Pingback: New top story on Hacker News: A Letter in Response to the ASA’s Statement on P-Values – Latest news

Pingback: New top story on Hacker News: A Letter in Response to the ASA’s Statement on P-Values – Golden News

Pingback: Response to the ASA’s Statement on p-Values – Hacker News Robot

The authors might have questioned the very idea that a posterior probability tells you the probability a statistical hypothesis is correct, as opposed to a degree of belief in its correctness, someone’s betting rate, or, in the case of default/non-subjective Bayes, a convention conveying something we know not what, with multiple different ways of doing it. But most Bayesians these days don’t give posteriors, but rather comparative claims like Bayes Factors. That doesn’t speak to the “correctness” of the hypotheses compared at all. It might measure how much your belief ratio would change.

This blogpost has received more hits than any other post over the last 7years of blogging. I investigated and found the hits are coming from Hacker News. https://news.ycombinator.com/item?id=18950298

But note how quiet it is around here.

Unfortunately, I can see the discussion over there is largely focussed on the wrong thing; namely, whether Popper is right. Of course we know that Popper’s view falls far short of his own goals. He doesn’t even give us the tools to take tests as having a high probability of finding flaws, if present, despite this being needed for his notion of corroboration. That doesn’t stop us from taking a number of his ideas as launching off places in STINT.

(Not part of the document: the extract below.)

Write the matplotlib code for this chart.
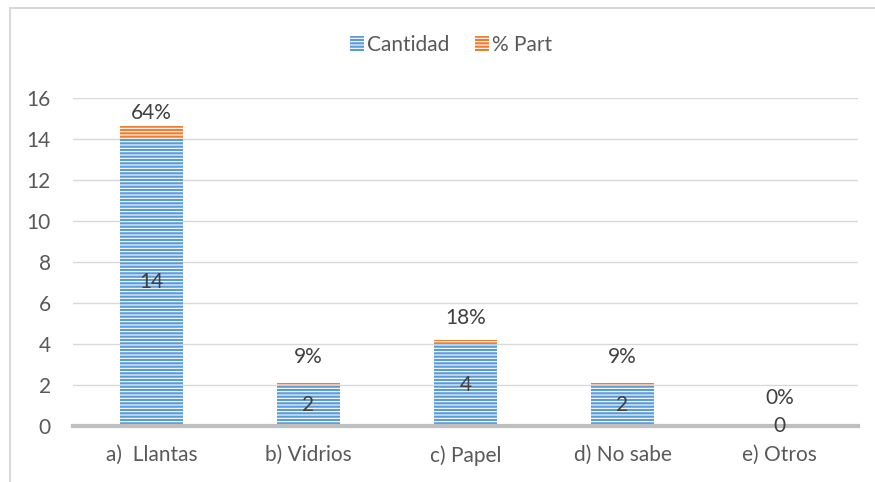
import matplotlib
matplotlib.use("Agg")
import matplotlib.pyplot as plt
from matplotlib.patches import Rectangle, Patch

categories = ["a)  Llantas", "b) Vidrios", "c) Papel", "d) No sabe", "e) Otros"]
cantidad = [14, 2, 4, 2, 0]
part = [0.64, 0.09, 0.18, 0.09, 0.0]
part_labels = ["64%", "9%", "18%", "9%", "0%"]
yticks = [0, 2, 4, 6, 8, 10, 12, 14, 16]

# style
label_offsets_px = [3, 16, 12, 16, 18]
blue = "#5b9bd5"
orange = "#ed7d31"
txt = "#595959"
fs = 15
plt.rcParams["font.family"] = ["Lato", "DejaVu Sans"]
plt.rcParams["hatch.linewidth"] = 0.8

W, H = 875, 482
fig = plt.figure(figsize=(W / 100, H / 100), dpi=100)
ax = fig.add_axes([73 / W, 1 - 425.7 / H, (858 - 73) / W, (425.7 - 97.7) / H])

x = list(range(len(categories)))
bw = 0.40
ax.bar(x, cantidad, width=bw, color=blue, edgecolor="white", hatch="-----",
       linewidth=0, zorder=3)
ax.bar(x, part, width=bw, bottom=cantidad, color=orange, edgecolor="white",
       hatch="-----", linewidth=0, zorder=3)

ax.set_xlim(-0.5, len(categories) - 0.5)
ax.set_ylim(0, 16)
ax.set_yticks(yticks)
ax.set_xticks(x)
ax.set_xticklabels(categories)
ax.tick_params(axis="both", length=0, labelsize=fs, colors=txt)
ax.tick_params(axis="x", pad=14)
ax.tick_params(axis="y", pad=16)
ax.grid(axis="y", color="#d9d9d9", linewidth=1, zorder=0)
for s in ["top", "right", "left"]:
    ax.spines[s].set_visible(False)
ax.spines["bottom"].set_color("#bfbfbf")
ax.spines["bottom"].set_linewidth(3)
ax.spines["bottom"].set_zorder(4)

for i in x:
    ax.text(i, cantidad[i] / 2, str(cantidad[i]), ha="center", va="center",
            fontsize=fs, color="#404040", zorder=5)
    ax.annotate(part_labels[i], (i, cantidad[i] + part[i]),
                xytext=(0, label_offsets_px[i] * 0.72), textcoords="offset points",
                ha="center", va="bottom", fontsize=fs, color="#404040", zorder=5)

handles = [Patch(facecolor=blue, edgecolor="white", hatch="-----", linewidth=0, label="Cantidad"),
           Patch(facecolor=orange, edgecolor="white", hatch="-----", linewidth=0, label="% Part")]
fig.legend(handles=handles, loc="center", bbox_to_anchor=(451 / W, 1 - 45 / H),
           ncol=2, frameon=False, fontsize=fs, labelcolor=txt,
           handlelength=0.7, handleheight=0.7, handletextpad=0.15, columnspacing=1.2)

fig.patches.append(Rectangle((9.5 / W, -0.1), 2, 1.1 - 7.5 / H, transform=fig.transFigure,
                             fill=False, edgecolor="#d9d9d9", linewidth=1.5))

fig.savefig("out.png", dpi=100, facecolor="white")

Nice discussion. Chris Wallace first pointed out to me what you note above (and what should have been obvious to me): although used in philosophy as a model of induction, the Bayesian shift from prior to posterior is by definition deductive. It is only when we go beyond that to *accept* or *reject* a theory that it becomes inductive. (He argued that MML and other model selection theories did so.) Regardless, whether one favors assigning probabilities to hypotheses (as I do) or eschews them, one should favor severe testing. My first tool is a likelihood ratio because it is only surprising predictions that should shift my belief. But a strong likelihood ratio is meaningless if I pick weak competitors. And that choice, alas, is outside the theory.

Exactly. But what good is it if the fundamental task for an account of statistical inference has gone missing from it? As I say in my book, Statistical Inference as Severe Testing: How to Get Beyond the Statistics Wars (2018, CUP), such an account fails us in an “essential” way.